We all know Yuri Gagarin who became known in history as the first man to fly into space on April 12th 1961. So as is usual, nobody remembers the second guy. What we do not know is that Gagarin’s deputy, the Cosmonaut Guerman Titov flew into space on August 6th 1961 aboard the spaceship Vostok-2 and was the first man to take photos of the Earth from space. This made him the first space photographer.
Guerman Titov quickly overcame the disappointment that Gagarin was the first man to fly into space aboard the Vostok-1, when it was announced that he was to be on the crew aboard the Vostok-2. The objective of his mission apart from himself orbiting the Earth was to take pictures and short film stills from space.
Guerman Titov with a Konvas-Avtomat
For this reason he was given 60 hours of training to learn the operation of the Russian film camera Konvas-Avtomat which he would take with him aboard the spacecraft and basic photography lessons.
Guerman Titov not only surpassed Gagarin’s record stay in space of 108 minutes by staying in orbit around the Earth for 25 hours, he did just fine as a professional photographer-filmmaker, giving us the first pictures of the Earth from space.

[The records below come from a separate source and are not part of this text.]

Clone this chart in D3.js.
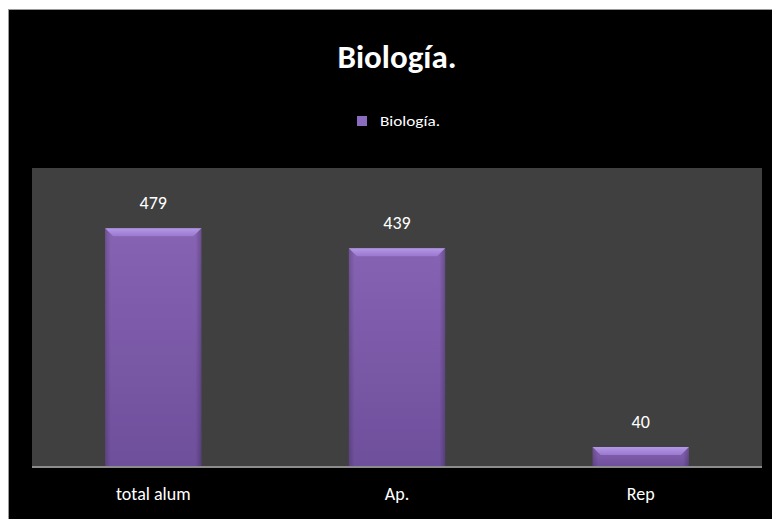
<!DOCTYPE html>
<html>
<head>
<meta charset="utf-8">
<script src="https://cdn.jsdelivr.net/npm/d3@7"></script>
<style>
  html, body { margin: 0; padding: 0; background: #fff; }
  svg { display: block; }
</style>
</head>
<body>
<div id="chart"></div>
<script>
// Chart data
const categories = ['total alum', 'Ap.', 'Rep'];
const values = [479, 439, 40];
const seriesName = 'Biología.';
const titleText = 'Biología.';
const yMax = 600;

const width = 772, height = 519;
const font = 'Calibri, "Open Sans", "Noto Sans", sans-serif';

const svg = d3.select('#chart').append('svg')
  .attr('width', width)
  .attr('height', height);

// gradients for the bevelled bars
const defs = svg.append('defs');
const body = defs.append('linearGradient')
  .attr('id', 'barBody').attr('x1', 0).attr('y1', 0).attr('x2', 0).attr('y2', 1);
body.append('stop').attr('offset', '0%').attr('stop-color', '#8763b3');
body.append('stop').attr('offset', '100%').attr('stop-color', '#6e4f9c');
const side = defs.append('linearGradient')
  .attr('id', 'barSide').attr('x1', 0).attr('y1', 0).attr('x2', 1).attr('y2', 0);
side.append('stop').attr('offset', '0%').attr('stop-color', '#000').attr('stop-opacity', 0.18);
side.append('stop').attr('offset', '6%').attr('stop-color', '#000').attr('stop-opacity', 0);
side.append('stop').attr('offset', '94%').attr('stop-color', '#000').attr('stop-opacity', 0);
side.append('stop').attr('offset', '100%').attr('stop-color', '#000').attr('stop-opacity', 0.22);
const bevel = defs.append('linearGradient')
  .attr('id', 'barBevel').attr('x1', 0).attr('y1', 0).attr('x2', 0).attr('y2', 1);
bevel.append('stop').attr('offset', '0%').attr('stop-color', '#b498e6');
bevel.append('stop').attr('offset', '100%').attr('stop-color', '#9a78cf');

// outer chart background (runs off the right and bottom edges)
svg.append('rect')
  .attr('x', 8.5).attr('y', 9.5)
  .attr('width', width + 10).attr('height', height + 10)
  .attr('fill', '#000')
  .attr('stroke', '#9a9a9a').attr('stroke-width', 1);

const plot = { left: 32, right: 762, top: 168, bottom: 467 };

svg.append('rect')
  .attr('x', plot.left).attr('y', plot.top)
  .attr('width', plot.right - plot.left).attr('height', plot.bottom - plot.top)
  .attr('fill', '#404040');

const x = d3.scaleBand()
  .domain(categories)
  .range([plot.left, plot.right])
  .paddingInner(0.605)
  .paddingOuter(0.3);

const y = d3.scaleLinear()
  .domain([0, yMax])
  .range([plot.bottom, plot.top]);

// title
svg.append('text')
  .attr('x', 397).attr('y', 68)
  .attr('text-anchor', 'middle')
  .attr('font-family', font)
  .attr('font-weight', 'bold')
  .attr('font-size', 33)
  .attr('fill', '#fff')
  .attr('textLength', 119)
  .attr('lengthAdjust', 'spacingAndGlyphs')
  .text(titleText);

// legend
svg.append('rect')
  .attr('x', 357).attr('y', 116)
  .attr('width', 10).attr('height', 10)
  .attr('fill', '#8a6bbd');
svg.append('text')
  .attr('x', 380).attr('y', 126)
  .attr('font-family', font)
  .attr('font-size', 14)
  .attr('fill', '#fff')
  .attr('textLength', 60)
  .attr('lengthAdjust', 'spacingAndGlyphs')
  .text(seriesName);

// bars
const bars = svg.append('g').selectAll('g')
  .data(values)
  .enter().append('g');

bars.append('rect')
  .attr('x', (d, i) => x(categories[i]))
  .attr('y', d => y(d))
  .attr('width', x.bandwidth())
  .attr('height', d => y(0) - y(d))
  .attr('fill', 'url(#barBody)');

bars.append('rect')
  .attr('x', (d, i) => x(categories[i]))
  .attr('y', d => y(d))
  .attr('width', x.bandwidth())
  .attr('height', d => y(0) - y(d))
  .attr('fill', 'url(#barSide)');

bars.append('path')
  .attr('d', (d, i) => {
    const x0 = x(categories[i]), x1 = x0 + x.bandwidth(), t = y(d), b = 8;
    return `M${x0},${t}L${x1},${t}L${x1 - b},${t + b}L${x0 + b},${t + b}Z`;
  })
  .attr('fill', 'url(#barBevel)');

// data labels
bars.append('text')
  .attr('x', (d, i) => x(categories[i]) + x.bandwidth() / 2)
  .attr('y', d => y(d) - 19)
  .attr('text-anchor', 'middle')
  .attr('font-family', font)
  .attr('font-size', 18)
  .attr('fill', '#fff')
  .text(d => d);

// x axis
const xAxis = svg.append('g')
  .attr('transform', `translate(0,${plot.bottom})`)
  .call(d3.axisBottom(x).tickSize(0).tickPadding(20));
xAxis.select('.domain')
  .attr('stroke', '#8c8c8c')
  .attr('stroke-width', 2)
  .attr('d', `M${plot.left},0H${plot.right}`);
xAxis.selectAll('text')
  .attr('font-family', font)
  .attr('font-size', 18)
  .attr('fill', '#fff');
</script>
</body>
</html>
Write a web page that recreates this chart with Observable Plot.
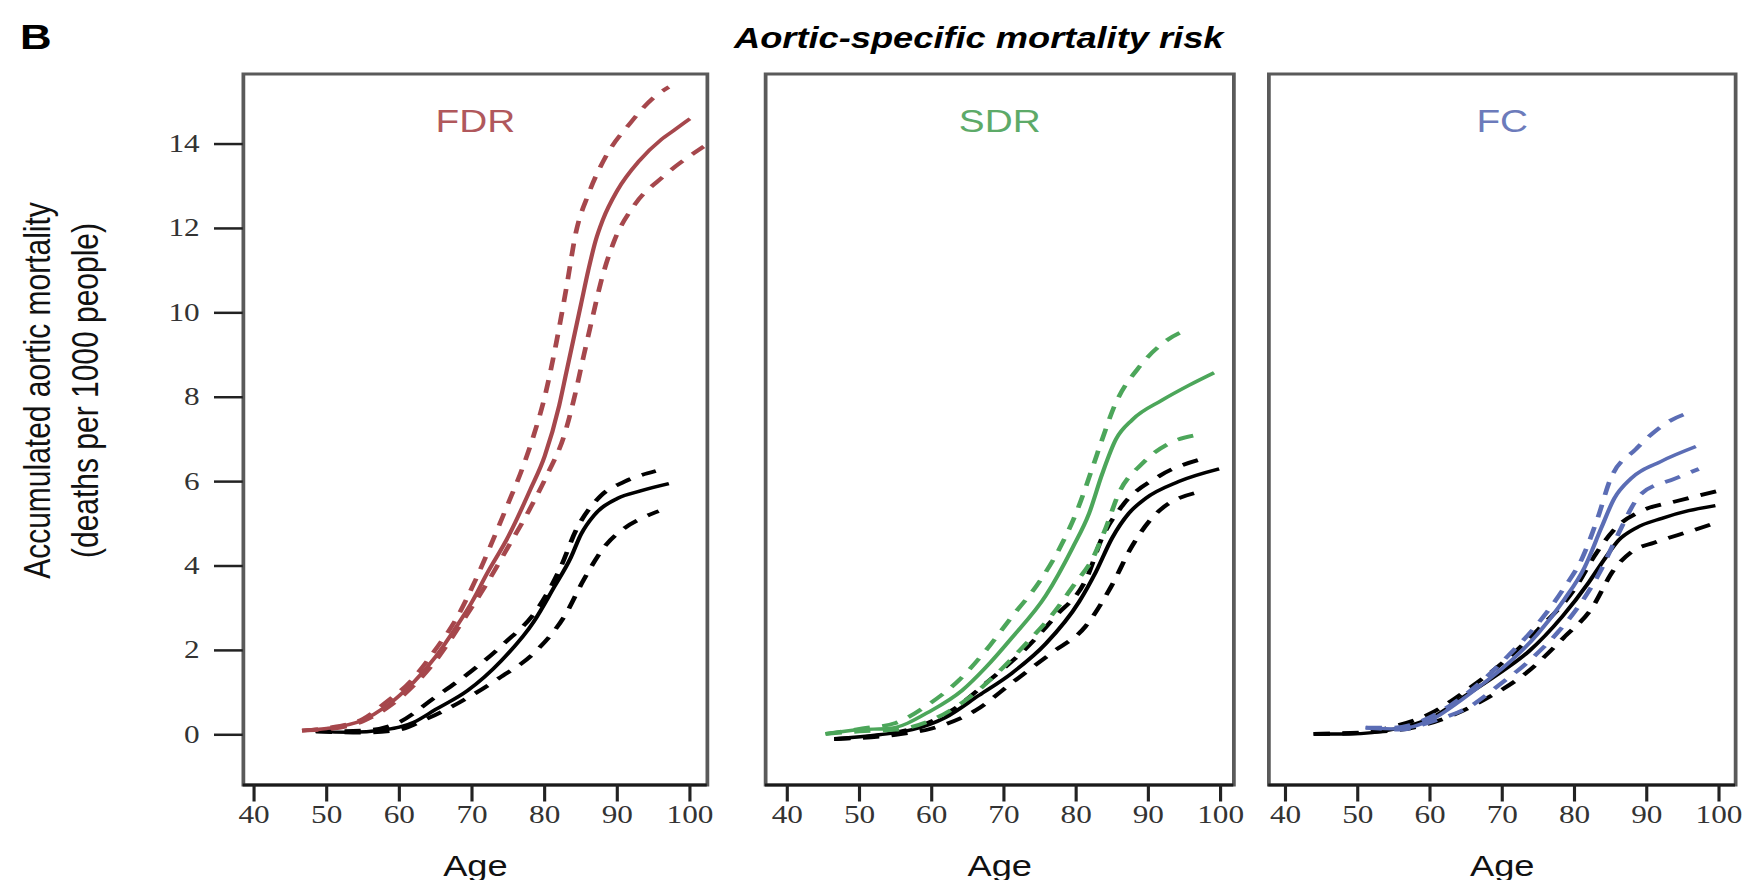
<!DOCTYPE html>
<html>
<head>
<meta charset="utf-8">
<script src="https://cdn.jsdelivr.net/npm/d3@7"></script>
<script src="https://cdn.jsdelivr.net/npm/@observablehq/plot@0.6"></script>
<style>
  html, body { margin: 0; padding: 0; background: #fff; overflow: hidden; }
  #wrap { position: relative; width: 1397px; height: 880px; transform: scaleX(1.25); transform-origin: 0 0; }
  .panel { position: absolute; top: 0; }
  #tag { position: absolute; left: 16px; top: 19px; font: bold 35px "Liberation Sans", Arial, sans-serif; line-height: 1; color: #000; }
  #title { position: absolute; left: 383px; width: 800px; top: 24px; text-align: center; font: italic bold 29px "Liberation Sans", Arial, sans-serif; line-height: 1; color: #000; }
</style>
</head>
<body>
<div id="wrap">
  <div id="tag">B</div>
  <div id="title">Aortic-specific mortality risk</div>
</div>
<script>
// ---------- tick labels / categories ----------
const xTicks = [40, 50, 60, 70, 80, 90, 100];
const yTicks = [0, 2, 4, 6, 8, 10, 12, 14];
const groupNames = ["FDR", "SDR", "FC"];
const groupColors = ["#a6474c", "#4ca65a", "#5b6db5"];
const labelColors = ["#b0585c", "#5daa68", "#6c7bbb"];
const yLabelLines = ["Accumulated aortic mortality", "(deaths per 1000 people)"];
const xLabel = "Age";

// ---------- FDR panel ----------
const fdrMidAge = [46.6,50,55,58,60,62,65,68,70,72,75,78,80,82,83,84,85,86,87,88,90,93,96,98,100];
const fdrMidVal = [0.10,0.15,0.35,0.65,0.93,1.25,1.85,2.6,3.15,3.8,4.7,5.8,6.6,7.8,8.6,9.4,10.2,11.0,11.7,12.2,12.9,13.6,14.1,14.35,14.6];
const fdrUpAge = [46.6,50,55,58,61.6,64.8,68,70.3,72.6,74.9,76.9,78.5,80,81.5,83,84.3,86,88.4,91.8,95,97.1];
const fdrUpVal = [0.10,0.16,0.38,0.75,1.28,1.98,2.8,3.6,4.5,5.45,6.3,7.1,8.0,9.2,10.6,11.9,12.8,13.7,14.5,15.1,15.35];
const fdrLoAge = [46.6,50,55,58,62,65.2,68.9,72.1,74.9,77.8,80.4,82.7,84,85.4,86.6,87.7,89.5,92.3,96.4,101.9];
const fdrLoVal = [0.10,0.13,0.32,0.6,1.17,1.8,2.74,3.6,4.43,5.3,6.18,7.1,7.93,9.0,9.9,10.7,11.67,12.54,13.24,13.94];
const fdrRefMidAge = [48.5,53,58,60,62,65,69.4,74,78.5,81.3,83.6,85,86.8,90,93.2,97.1];
const fdrRefMidVal = [0.08,0.06,0.12,0.18,0.3,0.6,1.05,1.75,2.68,3.5,4.2,4.75,5.2,5.6,5.78,5.95];
const fdrRefUpAge = [48.5,55,60,64.8,70,74.4,79.2,82.2,84.3,87.7,91,95.3];
const fdrRefUpVal = [0.08,0.1,0.3,0.875,1.52,2.16,3.03,3.97,4.84,5.66,6.0,6.25];
const fdrRefLoAge = [48.5,55,60,63.4,68.2,73.7,78.8,82.9,85.4,88.4,91,94.1,95.7];
const fdrRefLoVal = [0.08,0.05,0.12,0.35,0.76,1.34,1.98,2.86,3.68,4.49,4.9,5.19,5.3];

// ---------- SDR panel ----------
const sdrMidAge = [45.3,49.9,54.1,60,64.2,67.5,71.1,75.8,79.5,81.8,83.6,85.5,87.8,91.9,95.6,99.1];
const sdrMidVal = [0.02,0.12,0.15,0.58,1.05,1.6,2.3,3.3,4.43,5.25,6.18,7.0,7.47,7.93,8.28,8.58];
const sdrUpAge = [45.3,50.4,55,59.2,63.8,67.5,71.1,74.8,77.8,80.1,82.2,83.6,85.2,88.9,92.4,95.6];
const sdrUpVal = [0.02,0.15,0.28,0.68,1.3,2.0,2.8,3.6,4.45,5.3,6.3,7.0,7.75,8.75,9.33,9.62];
const sdrLoAge = [45.3,50,55,60,64.7,69.8,73,76.7,79.9,82.2,84.1,85.9,89.1,93.3,96.5];
const sdrLoVal = [0.02,0.08,0.12,0.35,0.82,1.58,2.15,2.85,3.6,4.15,4.9,5.72,6.42,6.94,7.1];
const sdrRefMidAge = [46.5,52.7,57.3,61.9,66.5,71.1,75.8,80.4,82.7,85,87.3,89.6,94.2,99.8];
const sdrRefMidVal = [-0.1,0.0,0.12,0.41,0.93,1.46,2.16,3.15,3.85,4.67,5.25,5.6,6.0,6.3];
const sdrRefUpAge = [46.5,55,62.8,67.9,73,77.1,81.5,83.6,86.4,91.5,97.9];
const sdrRefUpVal = [-0.1,0.05,0.58,1.28,2.04,2.8,3.73,4.67,5.43,6.13,6.56];
const sdrRefLoAge = [46.5,55,60,66.1,71.1,76.5,81.3,84.8,87.8,91.5,97.7];
const sdrRefLoVal = [-0.1,0.0,0.15,0.58,1.23,1.93,2.57,3.5,4.49,5.31,5.78];

// ---------- FC panel ----------
const fcMidAge = [51.1,55.7,60.1,64.3,67.5,71.2,74.9,78.6,81.4,83.7,85.5,87.8,92,96.8];
const fcMidVal = [0.17,0.14,0.35,0.82,1.23,1.75,2.39,3.21,3.97,4.9,5.6,6.07,6.48,6.83];
const fcUpAge = [51.1,55,60,63,66.7,70.8,74.9,78.4,81.1,83.2,85,88.5,92.9,95.9];
const fcUpVal = [0.17,0.17,0.42,0.72,1.2,1.87,2.63,3.44,4.2,5.13,6.07,6.77,7.41,7.64];
const fcLoAge = [51.1,56,60,65.8,69.5,73.7,77.8,81,83.5,85.8,89.3,93.9,97.2];
const fcLoVal = [0.17,0.12,0.3,0.7,1.17,1.75,2.45,3.15,3.85,4.67,5.72,6.07,6.3];
const fcRefMidAge = [43.9,48.8,55.2,60.3,64.5,69.1,73.7,78.3,82,84.3,86.1,88.5,92.1,95.8,99.5];
const fcRefMidVal = [0.02,0.02,0.14,0.41,0.88,1.4,1.98,2.8,3.62,4.2,4.61,4.9,5.13,5.31,5.43];
const fcRefUpAge = [43.9,50,55,60,65,70,75,80,83,86,89.2,94.2,100.4];
const fcRefUpVal = [0.02,0.04,0.2,0.5,1.05,1.7,2.5,3.45,4.3,4.95,5.3,5.54,5.8];
const fcRefLoAge = [43.9,55,62.2,67.7,73.2,78.5,82.4,85.4,88,91,96.3,99.5];
const fcRefLoVal = [0.02,0.1,0.4,0.85,1.45,2.3,3.0,3.9,4.35,4.55,4.84,5.02];

// ---------- build ----------
const zip = (ages, vals) => ages.map((a, i) => ({age: a, value: vals[i]}));
const yDomain = [-1.19, 15.66];
const sansFont = '"Liberation Sans", Arial, Helvetica, sans-serif';
const serifFont = '"Liberation Serif", "Times New Roman", serif';

const panels = [
  {left: 0, width: 580, mL: 194.2, mR: 14.6, xd: [38.53, 102.4], yAxis: true,
   group: [zip(fdrMidAge, fdrMidVal), zip(fdrUpAge, fdrUpVal), zip(fdrLoAge, fdrLoVal)],
   ref: [zip(fdrRefMidAge, fdrRefMidVal), zip(fdrRefUpAge, fdrRefUpVal), zip(fdrRefLoAge, fdrRefLoVal)]},
  {left: 580, width: 420, mL: 32, mR: 13.4, xd: [37.0, 101.84], yAxis: false,
   group: [zip(sdrMidAge, sdrMidVal), zip(sdrUpAge, sdrUpVal), zip(sdrLoAge, sdrLoVal)],
   ref: [zip(sdrRefMidAge, sdrRefMidVal), zip(sdrRefUpAge, sdrRefUpVal), zip(sdrRefLoAge, sdrRefLoVal)]},
  {left: 1000, width: 397, mL: 14.6, mR: 9, xd: [37.7, 102.3], yAxis: false,
   group: [zip(fcMidAge, fcMidVal), zip(fcUpAge, fcUpVal), zip(fcLoAge, fcLoVal)],
   ref: [zip(fcRefMidAge, fcRefMidVal), zip(fcRefUpAge, fcRefUpVal), zip(fcRefLoAge, fcRefLoVal)]}
];

const wrap = document.getElementById("wrap");

panels.forEach((p, k) => {
  const lineOpts = (color, dashed) => {
    const o = {x: "age", y: "value", stroke: color, strokeWidth: dashed ? 3.8 : 3.4, curve: "monotone-x", strokeLinecap: "butt"};
    if (dashed) o.strokeDasharray = "13,10";
    return o;
  };
  const marks = [
    Plot.frame({stroke: "#5a5a5a", strokeWidth: 3}),
    Plot.ruleY([yDomain[0]], {stroke: "#1a1a1a", strokeWidth: 3}),
    Plot.axisX({ticks: xTicks, tickSize: 17, tickPadding: 3.5, stroke: "#222", strokeWidth: 2.5, fontSize: 25, label: null}),
  ];
  if (p.yAxis) {
    marks.push(Plot.axisY({ticks: yTicks, tickSize: 23, tickPadding: 12, stroke: "#222", strokeWidth: 2.5, fontSize: 25, label: null}));
    marks.push(Plot.text([yLabelLines[0]], {frameAnchor: "left", dx: -164.6, dy: -39, rotate: -90, text: d => d,
      textAnchor: "middle", fontSize: 30, fontFamily: sansFont, fill: "#111", lineAnchor: "middle"}));
    marks.push(Plot.text([yLabelLines[1]], {frameAnchor: "left", dx: -126.2, dy: -39, rotate: -90, text: d => d,
      textAnchor: "middle", fontSize: 30, fontFamily: sansFont, fill: "#111", lineAnchor: "middle"}));
  }
  // reference (black) curves
  marks.push(Plot.line(p.ref[1], lineOpts("#000", true)));
  marks.push(Plot.line(p.ref[2], lineOpts("#000", true)));
  marks.push(Plot.line(p.ref[0], lineOpts("#000", false)));
  // group curves
  marks.push(Plot.line(p.group[1], lineOpts(groupColors[k], true)));
  marks.push(Plot.line(p.group[2], lineOpts(groupColors[k], true)));
  marks.push(Plot.line(p.group[0], lineOpts(groupColors[k], false)));
  // panel label and x label
  marks.push(Plot.text([groupNames[k]], {frameAnchor: "top", dy: 48, text: d => d, fontSize: 31,
    fontFamily: sansFont, fill: labelColors[k], lineAnchor: "middle"}));
  marks.push(Plot.text([xLabel], {frameAnchor: "bottom", dy: 81.5, text: d => d, fontSize: 29,
    fontFamily: sansFont, fill: "#111", lineAnchor: "middle"}));

  const chart = Plot.plot({
    width: p.width,
    height: 880,
    marginLeft: p.mL,
    marginRight: p.mR,
    marginTop: 73.5,
    marginBottom: 95.5,
    x: {domain: p.xd, label: null},
    y: {domain: yDomain, label: null, axis: p.yAxis ? undefined : null},
    style: {fontFamily: serifFont, fontSize: "25px", color: "#333", background: "transparent", overflow: "visible"},
    marks
  });
  chart.classList.add("panel");
  chart.style.left = p.left + "px";
  wrap.appendChild(chart);
});
</script>
</body>
</html>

Titov still holds another record for being the youngest person to fly into space, as on the day of lift-off of the Vostok-2 he had not yet turned 26 years old.
The term ‘selfie’ was first used in 2002 in an Australian forum and in 2003 is named Oxford Dictionary’s Word of the Year. The dictionary describes the word ‘selfie’ as «a photograph that one has taken of oneself, typically one taken with a Smartphone or webcam and uploaded to a social media website».
However, the term has been known for decades in the photo family as ‘self portrait’ and many photographers have dealt with this difficult type of photography. And don’t forget the self-timer button that many old cameras had. On the other hand there are a only few photographers who resisted the temptation to take a photo of themselves, or to include themselves in a picture by just capturing their shadows.
Which is the first ‘selfie’ that was ever shot? According to all indications, it is a self-portrait that was taken by one of the pioneers of photography, Robert Cornelius in October 1839, the same year that photography was invented.
Read more about Robert Cornelius
The first photo ever taken was by a French inventor and pioneer of photography Joseph Nicéphore Niépce. It is a photo taken from the window of his studio that took 8 hours of exposure (yes 8 hours!). The English title is “View from the Window at Le Gras”. The procedure used was a complex process of photo-sensitization of a metal plate and exposure to light through a camera opscura. The method was named Heliography and was presented to the Royal Society of London, but the truth is that it made no impression and unfortunately at that time received no special recognition.
We are used to seeing modern reproductions and copies of this photo. What we usually can’t see is the original, which is a small metal plate, which is far from being reminiscent of a photo. So I want to present it to you as a tribute to the pioneer Joseph Nicéphore Niépce who put us on the path to the discovery of photography. To remember how much hard work and effort it required for photography to become what we rejoice in today.
Joseph Nicéphore Niépce’s View from the Window at Le Gras. c. 1826. Gernsheim Collection Harry Ransom Center / University of Texas at Austin.